Counsel for the plaintiff pointed out that at the relevant time the insurance had not been in existence for a lengthy period and therefore the plaintiff could not be expected to have become used to the necessity to renew that insurance at a particular time each year. In my opinion both arguments have some substance, but my overall view is that the plaintiff company should be held partially responsible for the loss which it sustained. I am fortified in this conclusion by the views expressed in Morash v Lockhart & Ritchie Ltd (1978) 95 DLR (3d) 647. However, the plaintiff had never seen the actual policy of insurance and was entitled in the circumstances outlined to me by Mr Stronach and also Mr Honeychurch to place substantial reliance upon the defendant in keeping it abreast of its insurance premium responsibility and its general insurance requirements. I think that the greater proportion of liability must be borne by the defendant in these circumstances and I assess the plaintiff's share of responsibility at 20%.
Counsel for the defendants submitted that because the plaintiff company had no proprietary interest in the vehicle its loss, if any, was minimal. This submission ignores the reality of the situation. I find that Mr and Mrs Stronach leased the vehicle from General Credits as agents for the plaintiff company. I accept their explanation as to why they appear as lessees in the lease agreement dated 2 February 1983 with General Credits Ltd. I also accept their evidence as to the manner whereby leasing payments were made from company funds to General Credits Ltd. They held the lease in trust for the plaintiff company in my view and I find that in all relevant respects the plaintiff company had an insurable interest as lessee in the vehicle in question. The lease agreement casts an obligation upon the lessee to insure. In these circumstances it is my opinion that the lessee is entitled to recover a sum representing the insured value of the vehicle (which was agreed at $7,200), less the 20% contribution which I have assessed.

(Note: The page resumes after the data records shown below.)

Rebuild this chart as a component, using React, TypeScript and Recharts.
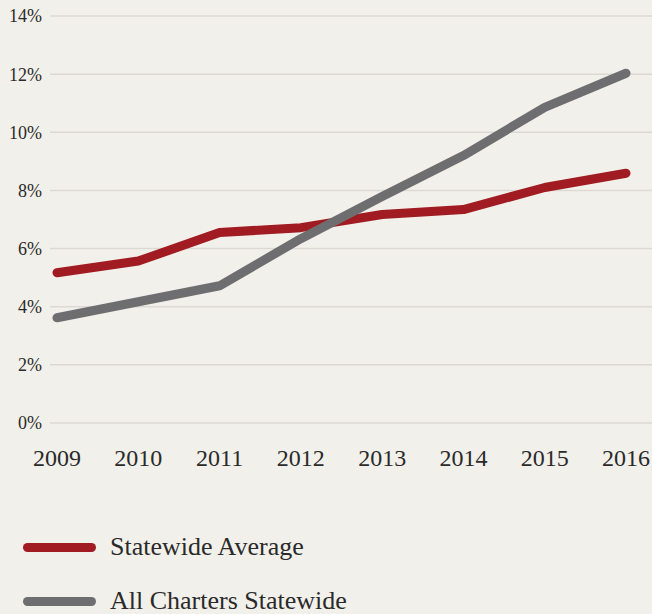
import React from "react";
import {
  LineChart,
  Line,
  XAxis,
  YAxis,
  CartesianGrid,
  Legend,
} from "recharts";

const YEARS = ["2009", "2010", "2011", "2012", "2013", "2014", "2015", "2016"];
const STATEWIDE_AVERAGE = [5.17, 5.57, 6.55, 6.72, 7.17, 7.34, 8.1, 8.59];
const ALL_CHARTERS = [3.62, 4.17, 4.72, 6.34, 7.79, 9.2, 10.86, 12.03];
const Y_TICKS = [0, 2, 4, 6, 8, 10, 12, 14];

const SERIES = [
  { key: "statewide", name: "Statewide Average", color: "#a11b22" },
  { key: "charters", name: "All Charters Statewide", color: "#6e6e70" },
];

const data = YEARS.map((year, i) => ({
  year,
  statewide: STATEWIDE_AVERAGE[i],
  charters: ALL_CHARTERS[i],
}));

const FONT = "'Liberation Serif', 'DejaVu Serif', serif";

const LegendContent = () => (
  <div style={{ fontFamily: FONT }}>
    {SERIES.map((s) => (
      <div
        key={s.key}
        style={{ display: "flex", alignItems: "center", height: 54 }}
      >
        <div
          style={{
            width: 73,
            height: 9,
            borderRadius: 5,
            background: s.color,
            marginLeft: 23,
            marginRight: 14,
          }}
        />
        <span style={{ fontSize: 26, color: "#2a2a2a" }}>{s.name}</span>
      </div>
    ))}
  </div>
);

export default function App() {
  return (
    <div
      style={{
        position: "absolute",
        left: 0,
        top: 0,
        width: 652,
        height: 614,
        background: "#f2f0eb",
        overflow: "hidden",
      }}
    >
      <LineChart
        width={652}
        height={614}
        data={data}
        margin={{ top: 16, right: 0, left: 0, bottom: 53 }}
      >
        <CartesianGrid vertical={false} stroke="#dcd9d3" strokeWidth={1.5} />
        <XAxis
          dataKey="year"
          axisLine={false}
          tickLine={false}
          tickMargin={20}
          padding={{ left: 7, right: 26 }}
          interval={0}
          tick={{ fontSize: 24, fill: "#2a2a2a", fontFamily: FONT }}
        />
        <YAxis
          width={50}
          domain={[0, 14]}
          ticks={Y_TICKS}
          axisLine={false}
          tickLine={false}
          tickFormatter={(v) => `${v}%`}
          tick={{ fontSize: 18, fill: "#2a2a2a", fontFamily: FONT }}
        />
        <Legend
          content={<LegendContent />}
          wrapperStyle={{ position: "absolute", left: 0, top: 520, width: 652 }}
        />
        {SERIES.map((s) => (
          <Line
            key={s.key}
            type="linear"
            dataKey={s.key}
            name={s.name}
            stroke={s.color}
            strokeWidth={9}
            strokeLinecap="round"
            strokeLinejoin="round"
            dot={false}
            activeDot={false}
            isAnimationActive={false}
          />
        ))}
      </LineChart>
    </div>
  );
}
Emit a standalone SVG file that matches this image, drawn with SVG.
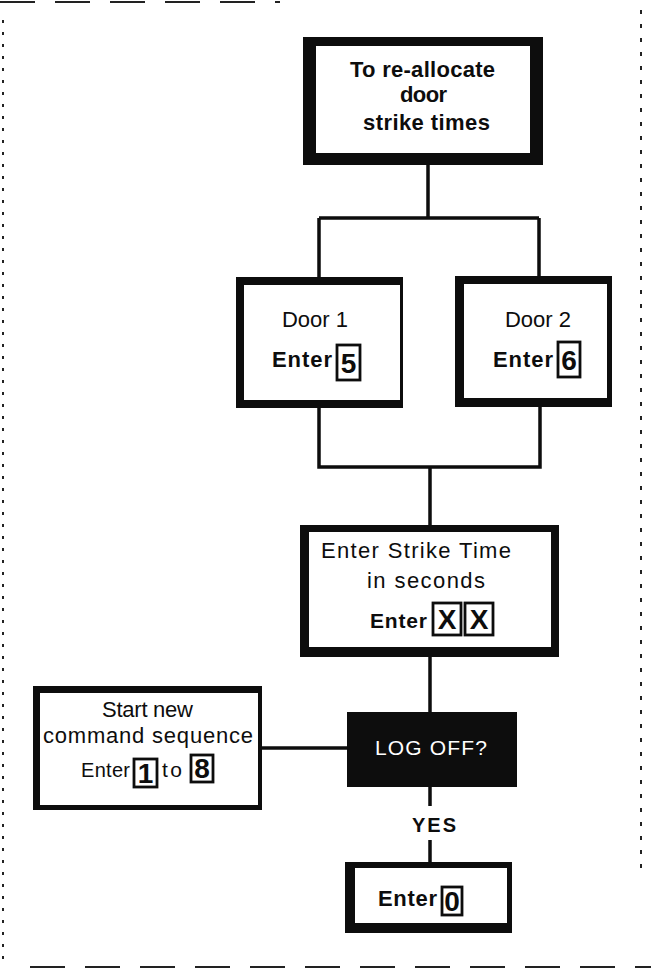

Mr Holt, counsel for the defendant, submitted to me that upon the pleadings in this case judgment could not be given for other than the insurable interest of the plaintiff company itself. I do not accept this submission. An amendment was made at the commencement of the trial disclosing the true nature of the plaintiff's status in relation to the vehicle. The leasing agreement with General Credits Ltd. discloses an obligation to insure the vehicle as I have already mentioned and the nature of the policy indicates an intention by the insurer and the insured to insure the vehicle to the extent of its full value. If the plaintiff recovers more than it is entitled to, vis–a–vis General Credits Ltd., it will hold that surplus in trust for General Credits Ltd (Davyoyda Estates Pty Ltd v National Insurance Co of NZ Ltd (1965) 69 SR(NSW) 381).
The plaintiff will have judgment for $5,760 plus costs on the scale appropriate to the amount recovered.